A key merchandising component at Torrefazione is Deruta Italian ceramic, attractive hand-painted pieces that are bright, thick, and large. Big cups. Expansive saucers. A Deruta floor planter near the door is actually a hand-painted column capped with an urn.

And the stuff isn't cheap. A cappuccino kit with two cups and saucers and a pound of coffee is 70 bucks. A pound of coffee and a bean canister rings in at $50. There's also a caffe shakerato kit, a boxed set with a metal martini shaker, two martini glasses, and a pound of coffee. With this kit you can create a chilly coffee cocktail by shaking two shots of espresso with ice in the shaker and then dumping the brown, chunky fluid in a glass. That's $40.

But the centerpiece of this little café is the coffee. Pound and half-pound bags of it are clustered everywhere, custom blends that range from the light-roasted Milano to the heavy, thick Palermo.

That's how Torrefazione Italia got its start -- as a café that blended its own coffee. Owner Umberto Bizzarri started the café back in 1986 in Seattle's Pioneer Square, and today, the spots are cropping up in Portland, Chicago, San Francisco, and Vancouver.

And the coffee is good. Lattes and cappuccinos are rich, deep, and clean.
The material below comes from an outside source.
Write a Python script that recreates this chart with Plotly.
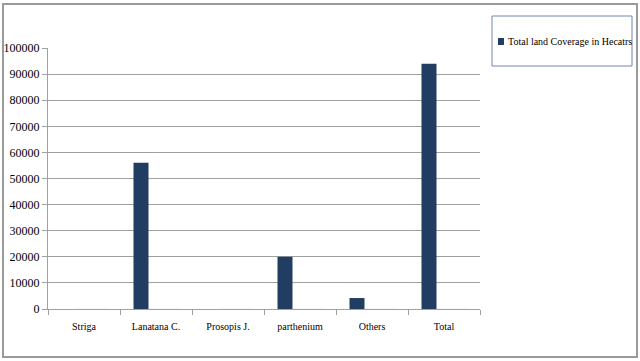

Plain brewed coffee is robust, but without harsh acidity or palate-slapping bitterness.

Torrefazione Italia also has pastries, scones, biscotti, and panini sandwiches displayed in a glass case plugged into a curving wood, marble-topped service counter. One-pound bags of coffee are perched over the counter surface with little Deruta bowls of the corresponding bean blends in front of them.

The sandwiches are good for the most part. Panino TI -- Mortadella sausage, salami, provolone, and roasted bell peppers on a thick, chewy roll -- was the best of the bunch: simultaneously hearty and lively. Cristoforo Columbo -- a sandwich with tuna meat darkened with balsamic vinegar and scattered with artichoke, capers, olives, and baby spinach -- was also good.

But a lot of the sandwiches suffered from skimpiness. Parma, a simple thing with prosciutto, brie, and arugula, had just a single stingy slice of this Italian salt-cured ham. Cornetto dei Barista, a sandwich prepared with Black Forest ham, Swiss cheese, Roma tomatoes, and greens on a croissant, was slim on ham and had just one skinny slice of tomato.

The sandwiches are grilled in a hot press, which gives them a hearty warmth, but it also flattens them. The croissant looked as if it had been run over by a dump truck, the grill singe giving the top distinct tread marks.

Other offerings slipped further. At $5.50, the skimpy fresh mozzarella salad with Roma tomatoes and red onion was a bit of a gouge. An apple turnover was dry and listless. Spinach and feta quiche was pasty, and the crust was seething with shortening. Better was the tomato-basil quiche: light and flavorful with a delicate egg custard.

Torrefazione is a brisk, bright space with blond wood chairs and tables, along with a cozy area with fat leather couches and chairs. Which makes it a good spot to shake the grog from your constitution.